With that dramatic change in the market has come the need for a dramatically different kind of pattern company. For today’s sewing pattern customer sitting at a table in the store turning the pages of a thick catalog of patterns for every sort of thing under the sun, all numbered sequentially, isn’t the optimal way to choose a new pattern. For one thing, they likely lack the skills to complete most of the patterns in the catalog. Most people today don’t have the kind of sewing skills prior generations once had. It’s not that today’s customer needs simple patterns. It’s that they need patterns that teach, and additional materials to supplement them in the form of sewalongs and videos and pattern hacks.
There also needs to be a digital option for instant access. Still, in 2018, the legacy sewing patterns companies haven’t launched an acceptable method to download and print their patterns. (They’re launching a new system soon which I covered that here, but they’re really late to the game.)
Finally, and perhaps most importantly, sewists now want connection.
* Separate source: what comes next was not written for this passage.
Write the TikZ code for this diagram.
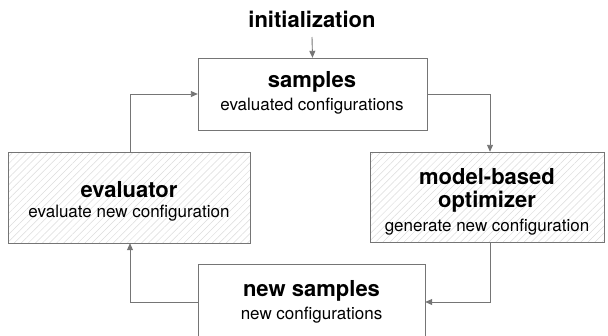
\documentclass[tikz,border=0pt]{standalone}
\usepackage{fontspec}
\setmainfont{TeX Gyre Heros}
\usetikzlibrary{arrows.meta,patterns.meta}
\definecolor{edge}{HTML}{757575}
\definecolor{hatch}{HTML}{DCDCDC}
\tikzset{
  box/.style={draw=edge, line width=0.9pt, fill=white, inner sep=0pt},
  hatched/.style={fill=white, postaction={pattern={Lines[angle=45,distance=5pt,line width=0.5pt]}, pattern color=hatch}, postaction={draw=edge, line width=0.9pt}},
  conn/.style={draw=edge, line width=0.9pt, -{Triangle[length=7pt,width=6pt]}},
  ttl/.style={font=\fontsize{22}{25}\selectfont\bfseries},
  sub/.style={font=\fontsize{17}{20}\selectfont},
}
\begin{document}
\begin{tikzpicture}[x=1pt,y=-1pt]
\useasboundingbox (0,0) rectangle (608,335);
% boxes
\draw[box] (198,58) rectangle (427,130);
\node (samp) at (312.5,94) [minimum width=229pt, minimum height=72pt] {};
\path[hatched] (8,152) rectangle (250,243);
\node (eval) at (129,197.5) [minimum width=242pt, minimum height=91pt] {};
\path[hatched] (370,152) rectangle (604,242);
\node (opt) at (487,197) [minimum width=234pt, minimum height=90pt] {};
\draw[box] (198,264) rectangle (425,340);
\node (news) at (311.5,302) [minimum width=227pt, minimum height=76pt] {};
% texts
\node[ttl] (init) at (312,19) {initialization};
\node[ttl] at (312,82) {samples};
\node[sub] at (312,106) {evaluated configurations};
\node[ttl] at (129,190) {evaluator};
\node[sub] at (129,213) {evaluate new configuration};
\node[ttl] at (487,177) {model-based};
\node[ttl] at (487,202) {optimizer};
\node[sub] at (487,227) {generate new configuration};
\node[ttl] at (311.5,291) {new samples};
\node[sub] at (311.5,315) {new configurations};
% connectors
\coordinate (i1) at (312,37);
\draw[conn] (i1) -- (samp.north);
\draw[conn] (samp.east) -| (opt.north -| 490,0);
\draw[conn] (opt.south -| 490,0) |- (news.east);
\draw[conn] (news.west) -| (eval.south -| 130,0);
\draw[conn] (eval.north -| 130,0) |- (samp.west);
\end{tikzpicture}
\end{document}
They want to know the pattern designer and feel connected with her company, and with her as a person. And they want to be connected with a community of makers who are all sewing from the same pattern.
This is where indie pattern companies cornered the market brilliantly. Here we have a new crop of designers we’re able to get to know, releasing just a few patterns a year each of which has a digital option (and often a copy shop option as well). The patterns are supported by a sewalong, pattern hacks, and sometimes a video class (or, if you’re lucky, an in-person class with the designer herself). We have the Washi Dress and Ginger Jeans and the Linden Sweatshirt, by Rae and Heather and Jen. And we have the #washidress and #gingerjeans and #lindensweatshirt hashtags where we can see thousands of photos from makers all over the world who are sewing right along with us – connection!
Of course, the old model still works for some customers and there are devoted Big 4 fans, but the new model works for them, too, and many people sew from both. What indie pattern companies have been able to do is to create a product that brings in new customers by giving them confidence, skills, and connection, all wrapped up in a product that’s available instantly. That’s the sewing moment we’re in now.